Alles deutet auf das Werk eines üblen Psychopathen hin, doch die These vom Einzelgänger wird spätestens nach der nächsten Leichenbergung fallengelassen. Die Spuren führen zu einem Farmhaus in North Carolina, in dem eine sonderbare Sekte ein von der Außenwelt abgeschottetes Leben führt. Bei den Ermittlungen (zusammen mit ihrem alten Verehrer Detective Ryan) befindet sich Tempe auf einmal selbst in Gefahr; zuerst wird in ihrem Haus Feuer gelegt, dann ist plötzlich ist ihre spirituell veranlagte Schwester Harry spurlos verschwunden. Doch auch durch weitere Warnungen läßt sie sich nicht von der Klärung des Falls abhalten.

Seitenweise schildert Kathy Reichs ausführlichst die Arbeitsweise bei der Leichenbergung und was sich sonst so in der Pathologie tut. So endet z.B. ein Gespräch zwischen Tempe und einem ihrer Kollegen, einem forensischen Entomologen, über Einzelheiten bei der Bestimmung eines Todeszeitpunktes anhand von Käfern, Maden, Larven und Käsefliegen, in einem fast zehnseitigen Fachdisput über abgestreifte Käferhäute, leere Puppenhüllen und die Eiablage von Schmeißfliegen in frischen Leichen.

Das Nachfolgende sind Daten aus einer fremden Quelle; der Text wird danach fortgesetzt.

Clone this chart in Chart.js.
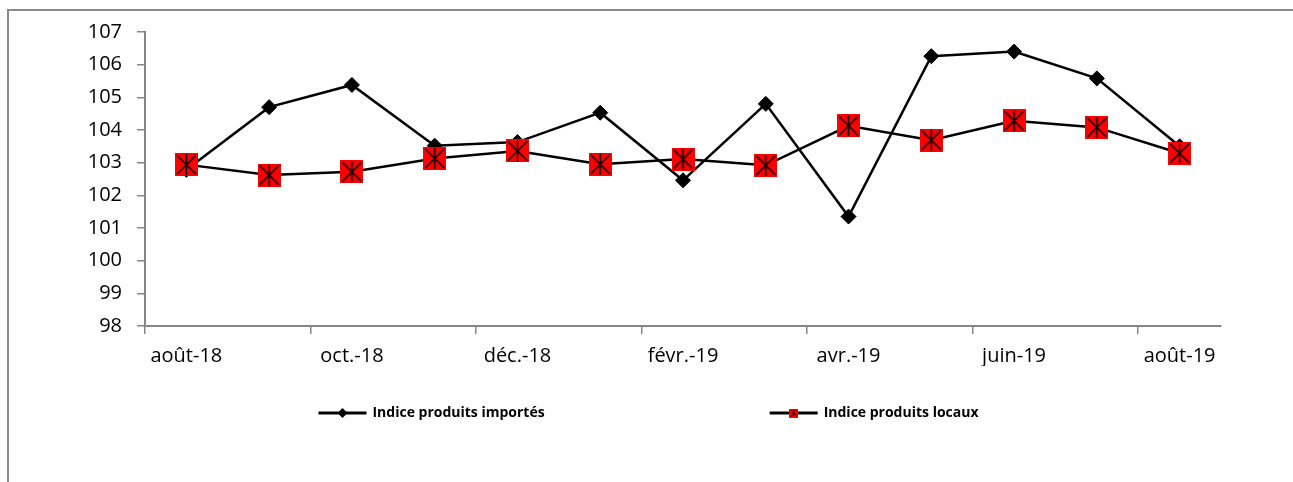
<!DOCTYPE html>
<html>
<head>
<meta charset="utf-8">
<script src="https://cdn.jsdelivr.net/npm/chart.js@4"></script>
<style>
  html, body { margin: 0; padding: 0; background: #fff; overflow: hidden; }
  #frame { position: absolute; left: 7px; top: 9px; width: 1400px; height: 600px; border: 2px solid #8a8a8a; }
  #wrap { position: absolute; left: 0; top: 0; width: 1293px; height: 482px; }
</style>
</head>
<body>
<div id="frame"></div>
<div id="wrap"><canvas id="myChart"></canvas></div>
<script>
const mois = ['août-18', 'sept.-18', 'oct.-18', 'nov.-18', 'déc.-18', 'janv.-19', 'févr.-19',
  'mars-19', 'avr.-19', 'mai-19', 'juin-19', 'juil.-19', 'août-19']
const importes = [102.78, 104.70, 105.38, 103.52, 103.63, 104.53, 102.46, 104.80, 101.35, 106.26, 106.40, 105.58, 103.50]
const locaux = [102.94, 102.62, 102.72, 103.13, 103.36, 102.95, 103.11, 102.92, 104.13, 103.69, 104.28, 104.08, 103.29]
const yMin = 98
const yMax = 107

// carré rouge avec étoile, comme le marqueur d'Excel
function starSquare(size) {
    const c = document.createElement('canvas')
    c.width = size
    c.height = size
    const g = c.getContext('2d')
    g.fillStyle = '#ff0000'
    g.fillRect(0, 0, size, size)
    g.strokeStyle = '#000'
    g.lineWidth = size > 12 ? 1.5 : 1
    const m = size > 12 ? 2 : 1.5
    g.beginPath()
    g.moveTo(m, m); g.lineTo(size - m, size - m)
    g.moveTo(size - m, m); g.lineTo(m, size - m)
    g.moveTo(size / 2, 1); g.lineTo(size / 2, size - 1)
    g.stroke()
    return c
}
const marqueurLocal = starSquare(23)
const marqueurLegende = starSquare(9)

const grisAxe = '#868686'

const legendePlugin = {
    id: 'legendeBas',
    afterDraw(chart) {
        const ctx = chart.ctx
        const items = chart.data.datasets
        ctx.save()
        ctx.font = 'bold 14px "Open Sans"'
        const lineW = 48, gap = 6, space = 225
        const widths = items.map((d) => lineW + gap + ctx.measureText(d.label).width)
        const total = widths.reduce((a, b) => a + b, 0) + space * (items.length - 1)
        let x = (chart.width - total) / 2 + 2
        const y = 413
        items.forEach((d, i) => {
            ctx.strokeStyle = '#000'
            ctx.lineWidth = 3
            ctx.beginPath()
            ctx.moveTo(x, y)
            ctx.lineTo(x + lineW, y)
            ctx.stroke()
            const cx = x + lineW / 2
            if (i === 0) {
                ctx.fillStyle = '#000'
                ctx.beginPath()
                ctx.moveTo(cx - 5, y); ctx.lineTo(cx, y - 5); ctx.lineTo(cx + 5, y); ctx.lineTo(cx, y + 5)
                ctx.closePath()
                ctx.fill()
            } else {
                ctx.drawImage(marqueurLegende, cx - 4.5, y - 4.5)
            }
            ctx.fillStyle = '#000'
            ctx.textBaseline = 'middle'
            ctx.fillText(d.label, x + lineW + gap, y)
            x += widths[i] + space
        })
        ctx.restore()
    },
}

const chart = new Chart(document.getElementById('myChart'), {
    type: 'line',
    data: {
        labels: mois,
        datasets: [
            {
                label: 'Indice produits importés',
                data: importes,
                borderColor: '#000',
                backgroundColor: '#000',
                borderWidth: 2.5,
                pointStyle: 'rectRot',
                pointRadius: 7.5,
                pointBorderWidth: 1,
                tension: 0,
                order: 1,
            },
            {
                label: 'Indice produits locaux',
                data: locaux,
                borderColor: '#000',
                backgroundColor: '#ff0000',
                borderWidth: 2.5,
                pointStyle: marqueurLocal,
                tension: 0,
                order: 0,
            },
        ],
    },
    options: {
        responsive: true,
        maintainAspectRatio: false,
        animation: false,
        layout: { padding: { left: 0, right: 72, top: 32, bottom: 116 } },
        plugins: {
            legend: { display: false },
            tooltip: { enabled: false },
        },
        scales: {
            x: {
                offset: true,
                afterFit: (s) => { s.height = 40 },
                border: { color: grisAxe, width: 2 },
                grid: {
                    offset: true,
                    drawOnChartArea: false,
                    tickLength: 8,
                    lineWidth: 1.5,
                    color: (c) => (c.index % 2 === 0 ? grisAxe : 'rgba(0,0,0,0)'),
                },
                ticks: {
                    autoSkip: false,
                    maxRotation: 0,
                    padding: 10,
                    color: '#000',
                    font: { family: 'Open Sans', size: 20 },
                    callback: (v, i) => (i % 2 === 0 ? mois[i] : ''),
                },
            },
            y: {
                min: yMin,
                max: yMax,
                afterFit: (s) => { s.width = 145 },
                border: { color: grisAxe, width: 2 },
                grid: { drawOnChartArea: false, tickLength: 8, lineWidth: 1.5, color: grisAxe },
                ticks: {
                    stepSize: 1,
                    padding: 15,
                    color: '#000',
                    font: { family: 'Open Sans', size: 20 },
                },
            },
        },
    },
    plugins: [legendePlugin],
})
</script>
</body>
</html>
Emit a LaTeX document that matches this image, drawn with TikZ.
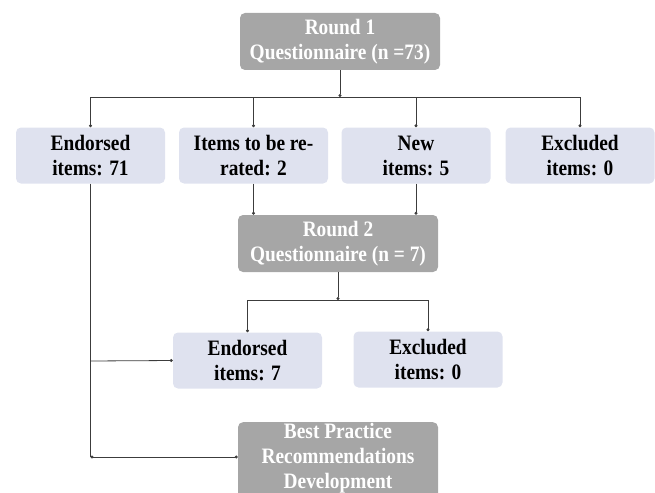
\documentclass[tikz,border=0pt]{standalone}
\usepackage{fontspec}
\setmainfont{Liberation Serif}[FakeStretch=0.88]
\usetikzlibrary{arrows.meta}
\definecolor{roundgray}{HTML}{A6A6A6}
\definecolor{itemblue}{HTML}{DFE2EF}
\definecolor{linegray}{HTML}{3C3C3C}

\begin{document}
\begin{tikzpicture}[x=1pt, y=-1pt,
	roundbox/.style={fill=roundgray, rounded corners=5pt, text=white, font=\fontsize{22}{25}\selectfont\bfseries, align=center, minimum width=200pt, minimum height=57pt, inner sep=2pt},
	itembox/.style={fill=itemblue, rounded corners=5pt, text=black, font=\fontsize{22}{25}\selectfont\bfseries, align=center, minimum width=149pt, minimum height=56pt, inner sep=2pt},
	link/.style={draw=linegray, line width=0.8pt},
	dot/.style={link, -{Circle[length=3pt]}},
	dots/.style={link, {Circle[length=3pt]}-{Circle[length=3pt]}}]

\clip (0,0) rectangle (655,492);
\useasboundingbox (0,0) rectangle (655,492);

			% round 1
			\node[roundbox] (r1) at (340,41.5) {Round 1\\Questionnaire (n =73)};
			
			\node[itembox] (e71) at (90.5,155.5) {Endorsed\\items: 71};
			\node[itembox] (rerate) at (253.5,155.5) {Items to be re-\\rated: 2};
			\node[itembox] (new) at (416,155.5) {New\\items: 5};
			\node[itembox] (ex1) at (580,155.5) {Excluded\\items: 0};
			
			% round 2
			\node[roundbox] (r2) at (338,243.5) {Round 2\\Questionnaire (n = 7)};
			
			\node[itembox] (e7) at (247.5,360.5) {Endorsed\\items: 7};
			\node[itembox] (ex2) at (428,359.5) {Excluded\\items: 0};
			
			\node[roundbox, anchor=north, minimum height=0pt, inner ysep=1pt, text depth=20pt] (bp) at (338,422) {Best Practice\\Recommendations\\Development};
			
			\coordinate (b1) at (340,97);
			\coordinate (b2) at (338,300);
			\coordinate (c1) at (90.5,361);
			\coordinate (c2) at (90.5,457);
			
			\draw[dot] (r1) -- (b1);
			\draw[dot] (b1) -| (e71);
			\draw[dot] (b1) -| (rerate);
			\draw[dot] (b1) -| (new);
			\draw[dot] (b1) -| (ex1);
			
			\draw[dot] (rerate.south) -- (rerate.south |- r2.north);
			\draw[dot] (new.south) -- (new.south |- r2.north);
			
			\draw[dot] (r2) -- (b2);
			\draw[dot] (b2) -| (e7);
			\draw[dot] (b2) -| (ex2);
			
			\draw[link] (e71.south) -- (c2);
			\draw[dot] (c1) -- (e7.west);
			\draw[dots] (c2) -- (c2 -| bp.west);

		\end{tikzpicture}
\end{document}
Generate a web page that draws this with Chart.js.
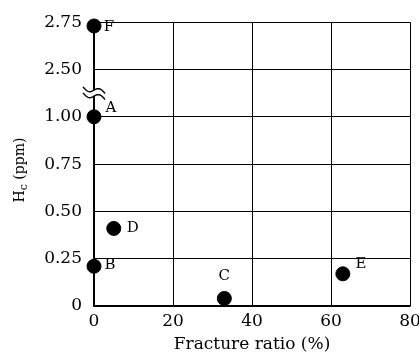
<!DOCTYPE html>
<html>
<head>
<meta charset="utf-8">
<style>
  html, body { margin: 0; padding: 0; background: #fff; }
  #wrap { width: 419px; height: 360px; }
</style>
</head>
<body>
<div id="wrap"><canvas id="hc-chart"></canvas></div>
<script src="https://cdn.jsdelivr.net/npm/chart.js@4.4.0/dist/chart.umd.min.js"></script>
<script>
  const samples = ['A', 'B', 'C', 'D', 'E', 'F'];
  const fractureRatio = [0, 0, 33, 5, 63, 0];
  const hcPpm = [1.00, 0.21, 0.04, 0.41, 0.17, 2.73];
  const yTickLabels = ['0', '0.25', '0.50', '0.75', '1.00', '2.50', '2.75'];

  // broken y axis: 0..1.00, then jumps to 2.50..2.75 (one step = 0.25)
  const toAxis = (v) => v <= 1 ? v / 0.25 : 5 + (v - 2.5) / 0.25;

  // where each letter sits next to its dot
  const labelOffsets = { A: [17, -9], B: [16, -1], C: [0, -22], D: [19, 0], E: [18, -10], F: [15, 1] };

  const FONT = '"DejaVu Serif", "Liberation Serif", serif';

  const extras = {
    id: 'extras',
    afterDraw(chart) {
      const { ctx, scales: { x, y } } = chart;
      ctx.save();
      ctx.fillStyle = '#000';

      // sample letters
      ctx.font = '15px ' + FONT;
      ctx.textAlign = 'center';
      ctx.textBaseline = 'middle';
      chart.getDatasetMeta(0).data.forEach((pt, i) => {
        const [dx, dy] = labelOffsets[samples[i]];
        ctx.fillText(samples[i], pt.x + dx, pt.y + dy);
      });

      // axis break mark
      const by = y.getPixelForValue(4.5);
      const bx = x.getPixelForValue(0);
      const wave = (off) => {
        const pts = [];
        for (let t = -11; t <= 11; t++) {
          pts.push([bx + t, by + off + t * 0.3 - 3 * Math.sin(t / 11 * Math.PI)]);
        }
        return pts;
      };
      const w1 = wave(-3), w2 = wave(3);
      ctx.fillStyle = '#fff';
      ctx.beginPath();
      w1.forEach((p, i) => i ? ctx.lineTo(p[0], p[1]) : ctx.moveTo(p[0], p[1]));
      w2.slice().reverse().forEach((p) => ctx.lineTo(p[0], p[1]));
      ctx.closePath();
      ctx.fill();
      ctx.strokeStyle = '#000';
      ctx.lineWidth = 1.4;
      [w1, w2].forEach((w) => {
        ctx.beginPath();
        w.forEach((p, i) => i ? ctx.lineTo(p[0], p[1]) : ctx.moveTo(p[0], p[1]));
        ctx.stroke();
      });

      // y title: H with subscript c, rotated
      ctx.fillStyle = '#000';
      ctx.translate(20, (y.top + y.bottom) / 2 + 6);
      ctx.rotate(-Math.PI / 2);
      ctx.textAlign = 'left';
      ctx.textBaseline = 'middle';
      const big = '14px ' + FONT, small = '11px ' + FONT;
      ctx.font = big;
      const wH = ctx.measureText('H').width;
      const wRest = ctx.measureText(' (ppm)').width;
      ctx.font = small;
      const wC = ctx.measureText('c').width;
      let cx = -(wH + wC + wRest) / 2;
      ctx.font = big;
      ctx.fillText('H', cx, 0);
      cx += wH;
      ctx.font = small;
      ctx.fillText('c', cx, 4);
      cx += wC;
      ctx.font = big;
      ctx.fillText(' (ppm)', cx, 0);
      ctx.restore();
    }
  };

  new Chart(document.getElementById('hc-chart'), {
    type: 'scatter',
    data: {
      datasets: [{
        data: samples.map((s, i) => ({ x: fractureRatio[i], y: toAxis(hcPpm[i]) })),
        backgroundColor: '#000',
        borderColor: '#000',
        pointRadius: 7,
        pointHoverRadius: 7,
        clip: false
      }]
    },
    options: {
      responsive: true,
      maintainAspectRatio: false,
      animation: false,
      layout: { padding: { top: 18, left: 0, right: 0, bottom: 0 } },
      plugins: { legend: { display: false }, tooltip: { enabled: false } },
      scales: {
        x: {
          type: 'linear',
          min: 0,
          max: 80,
          ticks: { stepSize: 20, color: '#000', padding: 5, font: { family: FONT, size: 17 } },
          grid: { color: '#000', lineWidth: 1, drawTicks: false },
          border: { color: '#000', width: 1.5 },
          title: { display: true, text: 'Fracture ratio (%)', color: '#000', font: { family: FONT, size: 17 }, padding: { top: 0, bottom: 5 } },
          afterFit(scale) { scale.height = 54; scale.paddingRight = 9; }
        },
        y: {
          type: 'linear',
          min: 0,
          max: 6,
          ticks: {
            stepSize: 1,
            color: '#000',
            padding: 12,
            font: { family: FONT, size: 17 },
            callback: (v) => yTickLabels[v]
          },
          grid: { color: '#000', lineWidth: 1, drawTicks: false },
          border: { color: '#000', width: 1.5 },
          afterFit(scale) { scale.width = 94; }
        }
      }
    },
    plugins: [extras]
  });
</script>
</body>
</html>
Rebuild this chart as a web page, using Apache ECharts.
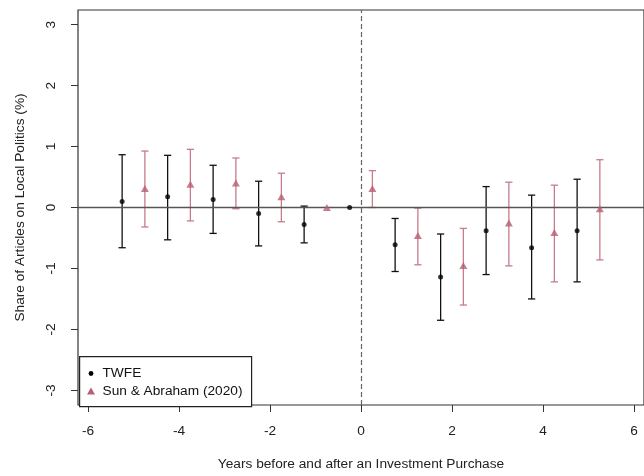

Kathy Reichs gelingt mit "Knochenarbeit" wieder eine intelligente, gut konstruierte Story mit der ebenso sympathischen wie eigensinnigen Heldin Tempe Brennan. In ihrem vom Anfang bis zum Schluß durchwegs spannend aufgebauten Roman haben auch die detaillierten Ausführungen über den Arbeitsalltag einer forensischen Anthropologin ihren Reiz - vorausgesetzt, man verfügt über einen guten Magen.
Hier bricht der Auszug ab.